Pero más allá del despliegue gráfico, hay un subtexto que te atraviesa el alma: Obscurcia es también una fábula sobre el trauma, la pérdida, la culpa y la fragilidad de la niñez. El viaje de Álex no es solo una odisea para salvar a su hermana: es un descenso a su propia impotencia. Cada criatura que enfrenta es un espejo deformado de su miedo a fallar, de su temor a no ser suficiente. En su intento de rescatar a Laécia, en realidad está intentando rescatarse a sí mismo. ¿Pero cómo salvarse en un mundo donde hasta los peluches lloran porque han sido olvidados? Y entonces llega el clímax, el horrible muñeco desvela su jugada y no podemos develar mucho sin matar la trama, pero de deja con ganas de mucho más.

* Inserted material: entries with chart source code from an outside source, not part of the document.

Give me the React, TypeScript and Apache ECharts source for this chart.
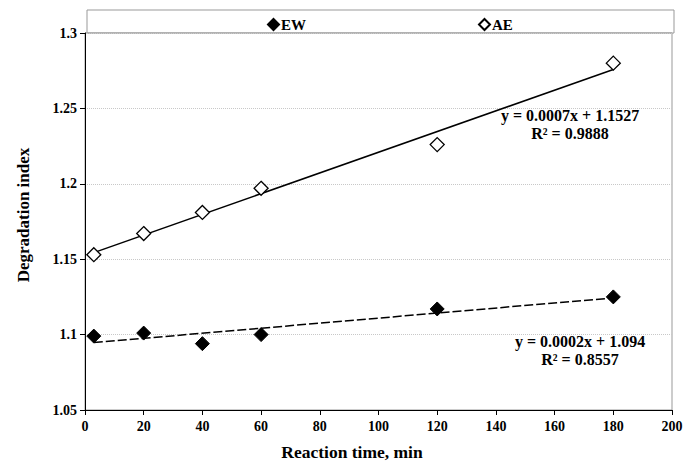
import React, { useEffect, useRef } from "react";
import * as echarts from "echarts";

const times = [3, 20, 40, 60, 120, 180];
const ewValues = [1.099, 1.101, 1.094, 1.1, 1.117, 1.125];
const aeValues = [1.153, 1.167, 1.181, 1.197, 1.226, 1.28];
const ewEquation = ["y = 0.0002x + 1.094", "R² = 0.8557"];
const aeEquation = ["y = 0.0007x + 1.1527", "R² = 0.9888"];

function fit(xs: number[], ys: number[]) {
  const n = xs.length;
  const mx = xs.reduce((a, b) => a + b, 0) / n;
  const my = ys.reduce((a, b) => a + b, 0) / n;
  let sxy = 0, sxx = 0;
  for (let i = 0; i < n; i++) {
    sxy += (xs[i] - mx) * (ys[i] - my);
    sxx += (xs[i] - mx) ** 2;
  }
  const b = sxy / sxx;
  const a = my - b * mx;
  const x0 = xs[0], x1 = xs[n - 1];
  return [[x0, a + b * x0], [x1, a + b * x1]];
}

const FONT = "'Liberation Serif', 'Times New Roman', serif";

export default function App() {
  const ref = useRef<HTMLDivElement>(null);
  useEffect(() => {
    const chart = echarts.init(ref.current!, null, { renderer: "svg" });
    const ewPts = times.map((t, i) => [t, ewValues[i]]);
    const aePts = times.map((t, i) => [t, aeValues[i]]);
    const eqText = (lines: string[], x: number, y: number) =>
      lines.map((t, i) => ({
        type: "text",
        x,
        y: y + i * 18,
        style: {
          text: t, fill: "#000", font: `bold 16px ${FONT}`,
          textAlign: "center", textVerticalAlign: "middle",
        },
        z: 10,
      }));
    chart.setOption({
      animation: false,
      textStyle: { fontFamily: FONT },
      grid: {
        left: 85, right: 22, top: 33, bottom: 60,
        show: true, borderColor: "#999", borderWidth: 1,
      },
      legend: {
        data: ["EW", "AE"],
        left: 262, top: 12,
        itemGap: 172, itemWidth: 11, itemHeight: 11,
        icon: "diamond",
        textStyle: { fontFamily: FONT, fontWeight: "bold", fontSize: 15, color: "#000", padding: [0, 0, 0, -3] },
      },
      graphic: [
        {
          type: "rect",
          shape: { x: 87, y: 10, width: 587, height: 23 },
          style: { fill: "none", stroke: "#999", lineWidth: 1 },
          z: -1,
        },
        ...eqText(aeEquation, 570, 115),
        ...eqText(ewEquation, 580, 341),
        {
          type: "text",
          x: 352, y: 452,
          style: {
            text: "Reaction time, min", fill: "#000", font: `bold 17.5px ${FONT}`,
            textAlign: "center", textVerticalAlign: "middle",
          },
        },
        {
          type: "text",
          x: 23, y: 215, rotation: Math.PI / 2,
          style: {
            text: "Degradation index", fill: "#000", font: `bold 17px ${FONT}`,
            textAlign: "center", textVerticalAlign: "middle",
          },
        },
      ],
      xAxis: {
        type: "value", min: 0, max: 200, interval: 20,
        axisLine: { show: true, lineStyle: { color: "#000", width: 1 } },
        axisTick: { show: true, length: 5, lineStyle: { color: "#000" } },
        axisLabel: { fontFamily: FONT, fontWeight: "bold", fontSize: 14, color: "#000", margin: 9 },
        splitLine: { show: false },
      },
      yAxis: {
        type: "value", min: 1.05, max: 1.3, interval: 0.05,
        axisLine: { show: true, lineStyle: { color: "#000", width: 1 } },
        axisTick: { show: true, length: 5, lineStyle: { color: "#000" } },
        axisLabel: {
          fontFamily: FONT, fontWeight: "bold", fontSize: 14, color: "#000", margin: 8,
          formatter: (v: number) => String(parseFloat(v.toFixed(2))),
        },
        splitLine: { show: true, lineStyle: { color: "#c8c8c8", type: "dotted" } },
      },
      series: [
        {
          name: "EW trend", type: "line", data: fit(times, ewValues), symbol: "none",
          lineStyle: { color: "#000", width: 1.5, type: [9, 3] }, silent: true, z: 1,
        },
        {
          name: "AE trend", type: "line", data: fit(times, aeValues), symbol: "none",
          lineStyle: { color: "#000", width: 1.5 }, silent: true, z: 1,
        },
        {
          name: "EW", type: "scatter", data: ewPts, symbol: "diamond", symbolSize: 14,
          itemStyle: { color: "#000", borderColor: "#000", borderWidth: 1, opacity: 1 }, z: 3,
        },
        {
          name: "AE", type: "scatter", data: aePts, symbol: "diamond", symbolSize: 14,
          itemStyle: { color: "#fff", borderColor: "#000", borderWidth: 1.3, opacity: 1 }, z: 3,
        },
      ],
    });
    return () => chart.dispose();
  }, []);
  return (
    <div
      ref={ref}
      style={{ position: "absolute", left: 0, top: 0, width: 694, height: 470, background: "#fff" }}
    />
  );
}
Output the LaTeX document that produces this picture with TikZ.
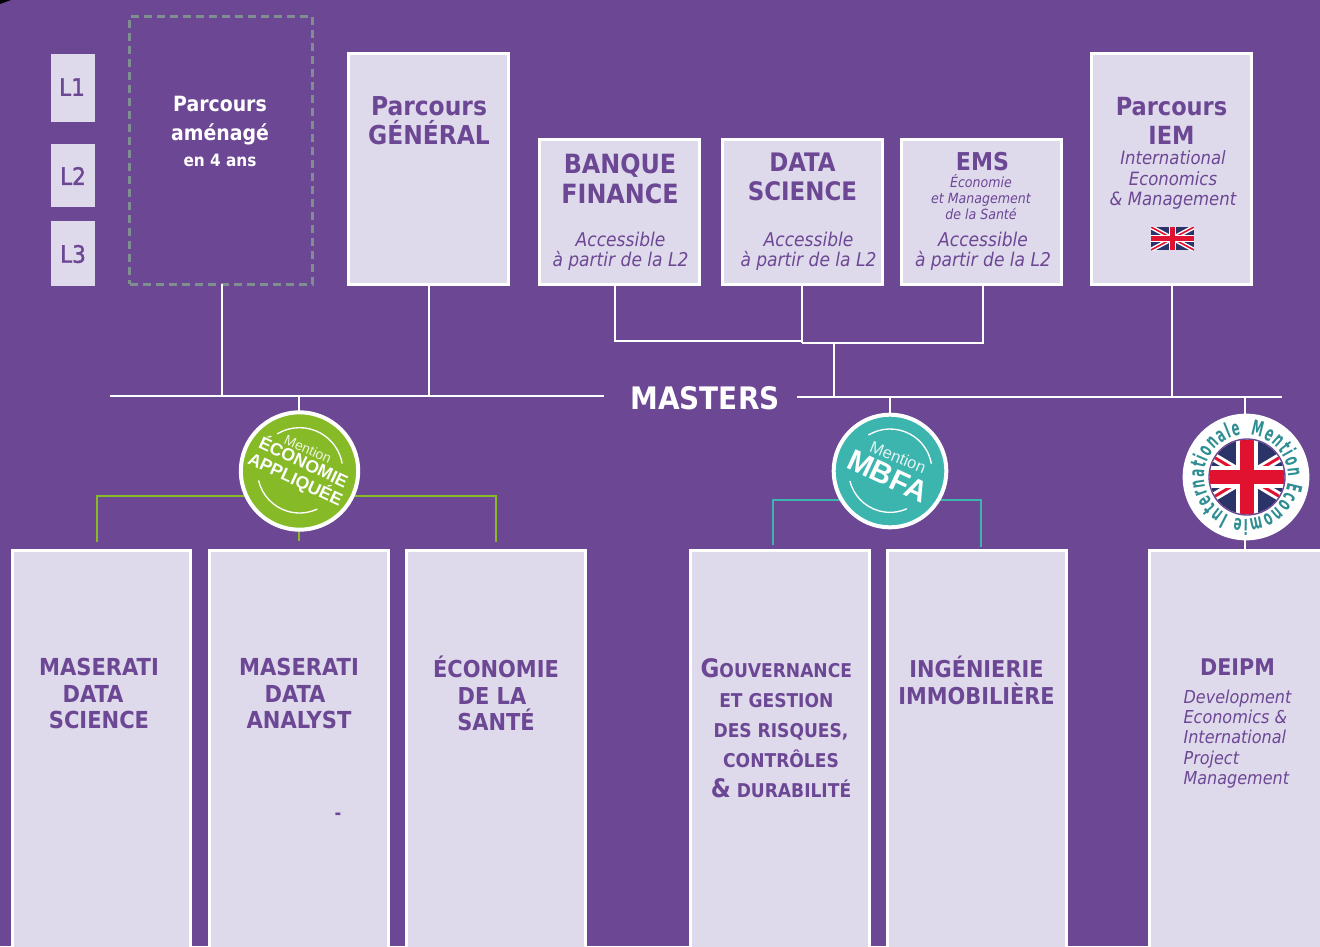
\documentclass[tikz,border=0pt]{standalone}
\usepackage{fontspec}
\setmainfont{DejaVu Sans Condensed}
\newfontfamily\hv{Liberation Sans}
\usetikzlibrary{decorations.text}
\definecolor{bgp}{HTML}{6C4794}
\definecolor{pale}{HTML}{DFD9EC}
\definecolor{leaf}{HTML}{86BA26}
\definecolor{teal1}{HTML}{3CB5AE}
\definecolor{teal2}{HTML}{2F8E93}
\definecolor{ukred}{HTML}{E0122F}
\definecolor{uknavy}{HTML}{2A3468}
\definecolor{dashc}{HTML}{7F8F90}
\newcommand{\fz}[2]{\fontsize{\fpeval{#1*0.75}pt}{\fpeval{#2*0.75}pt}\selectfont}
\newcommand{\pbox}[6][box]{\node[#1,minimum width={(#5-#3-2)*0.75pt},minimum height={(#6-#4-2)*0.75pt}] (#2) at ({(#3+#5)/2-0.7},{(#4+#6)/2-0.4}) {};}
\newcommand{\qbox}[6][plain]{\node[#1,minimum width={(#5-#3)*0.75pt},minimum height={(#6-#4)*0.75pt}] (#2) at ({(#3+#5)/2},{(#4+#6)/2}) {};}
\tikzset{
 x=0.75pt,y=-0.75pt,
 box/.style={draw=white,line width=2.25pt,fill=pale,inner sep=0pt,outer sep=0pt},
 plain/.style={fill=pale,inner sep=0pt,outer sep=0pt},
 dashbox/.style={draw=dashc,line width=2.25pt,dash pattern=on 6pt off 3.75pt,inner sep=0pt,outer sep=0pt},
 txt/.style={text=bgp,align=center,inner sep=0pt},
 lev/.style={txt,font=\addfontfeature{FakeBold=1.5}\fz{24}{28}},
 wtxt/.style={text=white,align=center,inner sep=0pt},
 wire/.style={draw=white,line width=2.1pt},
 gwire/.style={draw=leaf,line width=2.1pt},
 twire/.style={draw=teal1,line width=2.1pt},
 badge/.style={circle,draw=white,line width=3pt,inner sep=0pt,outer sep=0pt},
 swoosh/.style={draw=white,line width=1pt},
}
\begin{document}
\begin{tikzpicture}
\useasboundingbox (0,0) rectangle (1320,946);
\fill[bgp] (0,0) rectangle (1320,946);
\fill[black] (0,0) -- (11,0) -- (0,4) -- cycle;
% year boxes
\qbox{lone}{51}{54}{95}{122}
\qbox{ltwo}{51}{144}{95}{207}
\qbox{lthree}{51}{221}{95}{286}
\node[lev] (tone) at (72,87) {L1};
\node[lev] (ttwo) at (73,176) {L2};
\node[lev] (tthree) at (73,254) {L3};
% top boxes
\qbox[dashbox]{amen}{129.5}{16}{312}{284}
\pbox{gen}{348}{53}{510}{286}
\pbox{banq}{539}{139}{701}{286}
\pbox{data}{722}{139}{884}{286}
\pbox{ems}{901}{139}{1063}{286}
\pbox{iem}{1091}{53}{1253}{286}
\node[wtxt,font=\bfseries\fz{21}{29}] (tamen) at (220,121) {Parcours\\aménagé};
\node[wtxt,font=\bfseries\fz{17}{20}] (tamenb) at (220,160) {en 4 ans};
\node[txt,font=\bfseries\fz{26}{29}] (tgen) at (429,121) {Parcours\\GÉNÉRAL};
\node[txt,font=\bfseries\fz{26.5}{30}] (tbanq) at (620,179) {BANQUE\\FINANCE};
\node[txt,font=\itshape\fz{19}{20}] (tbanqb) at (620.5,251) {Accessible\\à partir de la L2};
\node[txt,font=\bfseries\fz{25.5}{29}] (tdata) at (802.5,177) {DATA\\SCIENCE};
\node[txt,font=\itshape\fz{19}{20}] (tdatab) at (808.5,251) {Accessible\\à partir de la L2};
\node[txt,font=\bfseries\fz{24.6}{26}] (tems) at (982.5,162) {EMS};
\node[txt,font=\itshape\fz{14}{16}] (temsb) at (981,197) {Économie\\et Management\\de la Santé};
\node[txt,font=\itshape\fz{19}{20}] (temsc) at (983,251) {Accessible\\à partir de la L2};
\node[txt,font=\bfseries\fz{25}{29}] (tiem) at (1171.5,121) {Parcours\\IEM};
\node[txt,font=\itshape\fz{18.3}{20.5}] (tiemb) at (1173,180) {International\\Economics\\\& Management};
% small flag
\begin{scope}
\clip (1151,227) rectangle (1194,250);
\fill[uknavy] (1151,227) rectangle (1194,250);
\draw[white,line width=3.4pt] (1151,227) -- (1194,250) (1151,250) -- (1194,227);
\draw[ukred,line width=1.2pt] (1151,227) -- (1194,250) (1151,250) -- (1194,227);
\draw[white,line width=5.6pt] (1172.5,227) -- (1172.5,250) (1151,238.5) -- (1194,238.5);
\draw[ukred,line width=3.2pt] (1172.5,227) -- (1172.5,250) (1151,238.5) -- (1194,238.5);
\end{scope}
% bottom boxes
\pbox{ba}{12}{550}{192}{965}
\pbox{bb}{209}{550}{390}{965}
\pbox{bc}{406}{550}{587}{965}
\pbox{bd}{690}{550}{871}{965}
\pbox{be}{887}{550}{1068}{965}
\pbox{bf}{1149}{550}{1345}{965}
\node[txt,font=\bfseries\fz{23.4}{26.5}] (ta) at (99,693.5) {MASERATI\\DATA\kern 9pt\\SCIENCE};
\node[txt,font=\bfseries\fz{23.4}{26.5}] (tb) at (299,693.5) {MASERATI\\DATA\kern 6pt\\ANALYST};
\node[txt,font=\bfseries\fz{18}{20}] (tbd) at (338,816) {-};
\node[txt,font=\bfseries\fz{23.3}{26.5}] (tc) at (496,693.5) {ÉCONOMIE\\DE LA\kern 6pt\\SANTÉ};
\node[txt,font=\bfseries\fz{19}{30}] (td) at (781,728) {{\fz{25.5}{30}G}OUVERNANCE\kern 7pt\\ET GESTION\kern 7pt\\DES RISQUES,\\CONTRÔLES\\{\fz{25.5}{30}\&} DURABILITÉ};
\node[txt,font=\bfseries\fz{23.2}{27}] (te) at (976.5,680) {INGÉNIERIE\\IMMOBILIÈRE};
\node[txt,font=\bfseries\fz{23}{24}] (tf) at (1237.5,667) {DEIPM};
\node[txt,align=left,font=\itshape\fz{17.8}{20.4}] (tfb) at (1237.5,739) {Development\\Economics \&\\International\\Project\\Management};
% masters bar
\node[wtxt,font=\bfseries\fz{31}{34}] (masters) at (705,398) {MASTERS};
\coordinate (mla) at (110,396);
\coordinate (mlb) at (604,396);
\coordinate (mrb) at (797,397);
\coordinate (mrc) at (1282,397);
\draw[wire] (mla) -- (mlb);
\draw[wire] (mrb) -- (mrc);
% top connectors
\coordinate (ja) at (222,396);
\coordinate (jb) at (429,396);
\coordinate (jc) at (834,397);
\coordinate (jd) at (1172,397);
\coordinate (he) at (615,341);
\coordinate (hd) at (802,341);
\coordinate (hg) at (802,343);
\coordinate (hc) at (834,343);
\coordinate (hf) at (983,343);
\draw[wire] (amen.south -| ja) -- (ja);
\draw[wire] (gen.south -| jb) -- (jb);
\draw[wire] (iem.south -| jd) -- (jd);
\draw[wire] (banq.south -| he) -- (he) -- (hd);
\draw[wire] (hg) -- (hf) -- (ems.south -| hf);
\draw[wire] (data.south -| hd) -- (hg);
\draw[wire] (hc) -- (jc);
% green badge and wires
\coordinate (ga) at (97,496);
\coordinate (gb) at (496,496);
\coordinate (gad) at (97,542);
\coordinate (gbd) at (496,542);
\coordinate (gcd) at (299,541);
\coordinate (gtop) at (299,396);
\coordinate (gcu) at (299,520);
\draw[gwire] (gad) -- (ga) -- (gb) -- (gbd);
\draw[gwire] (gcu) -- (gcd);
\draw[wire] (gtop) -- (299,420);
\node[badge,fill=leaf,minimum size=88pt] (ea) at (299.5,471) {};
\draw[swoosh] ([shift={(121:32.5pt)}]ea.center) arc[start angle=121,end angle=10,radius=32.5pt];
\draw[swoosh] ([shift={(193:31.5pt)}]ea.center) arc[start angle=193,end angle=295,radius=31.5pt];
\node[text=white!85!leaf,inner sep=0pt,rotate=-24,font=\hv\fz{14}{14}] (eam) at (308,449) {Mention};
\node[text=white,inner sep=0pt,rotate=-25,align=center,font=\hv\bfseries\fz{17.6}{19}] (eat) at (299.5,471) {ÉCONOMIE\\APPLIQUÉE};
% teal badge and wires
\coordinate (ta1) at (773,500);
\coordinate (tb1) at (981,500);
\coordinate (ta2) at (773,545);
\coordinate (tb2) at (981,547);
\coordinate (mtop) at (890,397);
\draw[twire] (ta2) -- (ta1) -- (tb1) -- (tb2);
\draw[wire] (mtop) -- (890,420);
\node[badge,fill=teal1,minimum size=84.5pt] (eb) at (890,471) {};
\draw[swoosh] ([shift={(121:31.5pt)}]eb.center) arc[start angle=121,end angle=10,radius=31.5pt];
\draw[swoosh] ([shift={(194:31pt)}]eb.center) arc[start angle=194,end angle=294,radius=31pt];
\node[text=white!85!teal1,inner sep=0pt,rotate=-22,font=\hv\fz{16.5}{17}] (ebm) at (898,457) {Mention};
\node[text=white,inner sep=0pt,rotate=-25,font=\hv\bfseries\fz{30}{30}] (ebt) at (888,476) {MBFA};
% UK badge
\coordinate (utop) at (1245,397);
\coordinate (ubot) at (1245,551);
\draw[wire] (utop) -- (1245,420);
\draw[wire] (1245,530) -- (ubot);
\begin{scope}
\clip (1170,400) rectangle (1310,560);
\node[circle,fill=white,minimum size=95pt,inner sep=0pt,outer sep=0pt] (ec) at (1246,477) {};
\end{scope}
\begin{scope}
\path[clip] (1247,477) circle[radius=28pt];
\fill[white] (1200,430) rectangle (1295,525);
\fill[uknavy] (1200,430) rectangle (1295,525);
\draw[white,line width=6.5pt] (1197,447) -- (1297,507) (1197,507) -- (1297,447);
\draw[ukred,line width=2.2pt] (1197,447) -- (1297,507) (1197,507) -- (1297,447);
\draw[white,line width=17pt] (1247,430) -- (1247,525) (1200,477) -- (1295,477);
\draw[ukred,line width=10pt] (1247,430) -- (1247,525) (1200,477) -- (1295,477);
\end{scope}
\draw[bgp,line width=1pt] (1247,477) circle[radius=28.5pt];
\path[decorate,decoration={text along path,text color=teal2,text align={fit to path},
 text={|\bfseries\addfontfeature{FakeStretch=0.62}\fz{21}{21}|Mention Economie Internationale}}]
 ([shift={(84:31.5pt)}]1246,477) arc[start angle=84,end angle=-263,radius=31.5pt];
\end{tikzpicture}
\end{document}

El final del volumen es un estallido de horror y esperanza, una mezcla de furia y ternura, un clímax que no se resuelve del todo, pero deja un regusto amargo y dulce, como una medicina que duele, pero sabes que es necesaria. No hay respuestas fáciles, ni redención automática. Solo la sensación de que Álex, herido, más fuerte, más roto, aún sigue caminando. Que el camino es largo. Que Obscurcia no ha terminado con él. Y no queda más que esperar al siguiente volumen para descubrir como termina este gran relato entre peluches y humanos.